## Work to be completed
Take the listing from its first line through the line that contains "plt.rcParams['font.family'] = ['Lato', 'DejaVu" and please retype those lines exactly, leaving out the pictures.

## Dataset excerpt
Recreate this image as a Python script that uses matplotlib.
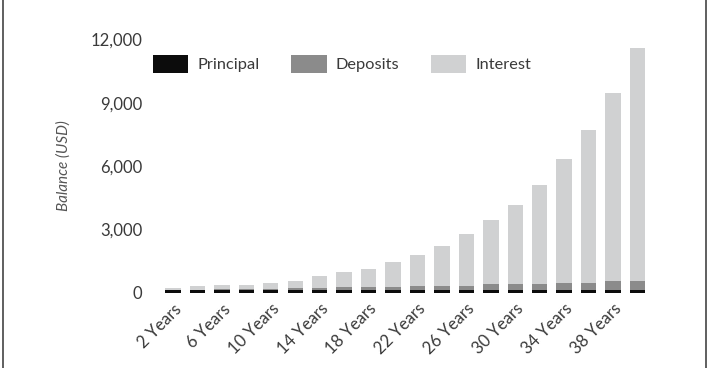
import matplotlib.pyplot as plt
from matplotlib.ticker import FuncFormatter
from matplotlib.lines import Line2D

years = list(range(2, 41, 2))
labels = [f"{y} Years" if (y - 2) % 4 == 0 else "" for y in years]

principal = [100] * 20
deposits = [20, 40, 50, 60, 80, 100, 120, 140, 160, 180,
             200, 210, 220, 280, 290, 300, 350, 360, 430, 440]
totals = [237, 313, 379, 379, 427, 569, 773, 962, 1137, 1450,
          1800, 2227, 2765, 3427, 4171, 5085, 6318, 7725, 9479, 11611]
interest = [t - p - d for t, p, d in zip(totals, principal, deposits)]

c_prin = '#0c0c0c'
c_dep = '#8b8b8b'
c_int = '#d0d1d2'
txt = '#3a3a3a'

plt.rcParams['font.family'] = ['Lato', 'DejaVu Sans']

fig = plt.figure(figsize=(7.09, 3.68), dpi=100)
ax = fig.add_axes([153.4 / 709, (368 - 292.5) / 368, (657.1 - 153.4) / 709, 253 / 368])

x = list(range(len(years)))
w = 0.63
ax.bar(x, principal, w, color=c_prin, label='Principal')
ax.bar(x, deposits, w, bottom=principal, color=c_dep, label='Deposits')
bottoms = [p + d for p, d in zip(principal, deposits)]
ax.bar(x, interest, w, bottom=bottoms, color=c_int, label='Interest')

ax.set_xlim(-0.8, 19.8)
ax.set_ylim(0, 12000)
ax.set_yticks([0, 3000, 6000, 9000, 12000])
ax.yaxis.set_major_formatter(FuncFormatter(lambda v, p: f"{int(v):,}"))
ax.set_xticks(x)
ax.set_xticklabels(labels, rotation=45, ha='right', rotation_mode='anchor')
ax.tick_params(axis='both', length=0, labelsize=12, labelcolor=txt)
ax.tick_params(axis='y', pad=8)
ax.tick_params(axis='x', pad=6)
for s in ax.spines.values():
    s.set_visible(False)

ax.set_ylabel('Balance (USD)', style='italic', fontsize=11, color='#555555', labelpad=14)

ax.legend(loc='upper left', bbox_to_anchor=(-0.014, 0.965), ncol=3, frameon=False,
          fontsize=11.8, handlelength=2.15, handleheight=1.3, handletextpad=0.55,
          columnspacing=1.95, labelcolor=txt, borderaxespad=0)

# frame lines at image edges
fig.add_artist(Line2D([3 / 709, 3 / 709], [0, 1], color='#444444', lw=1.2))
fig.add_artist(Line2D([706 / 709, 706 / 709], [0, 1], color='#444444', lw=1.2))

fig.savefig('out.png', dpi=100)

## Exercise answer
Recreate this image as a Python script that uses matplotlib.
import matplotlib.pyplot as plt
from matplotlib.ticker import FuncFormatter
from matplotlib.lines import Line2D

years = list(range(2, 41, 2))
labels = [f"{y} Years" if (y - 2) % 4 == 0 else "" for y in years]

principal = [100] * 20
deposits = [20, 40, 50, 60, 80, 100, 120, 140, 160, 180,
             200, 210, 220, 280, 290, 300, 350, 360, 430, 440]
totals = [237, 313, 379, 379, 427, 569, 773, 962, 1137, 1450,
          1800, 2227, 2765, 3427, 4171, 5085, 6318, 7725, 9479, 11611]
interest = [t - p - d for t, p, d in zip(totals, principal, deposits)]

c_prin = '#0c0c0c'
c_dep = '#8b8b8b'
c_int = '#d0d1d2'
txt = '#3a3a3a'

plt.rcParams['font.family'] = ['Lato', 'DejaVu Sans']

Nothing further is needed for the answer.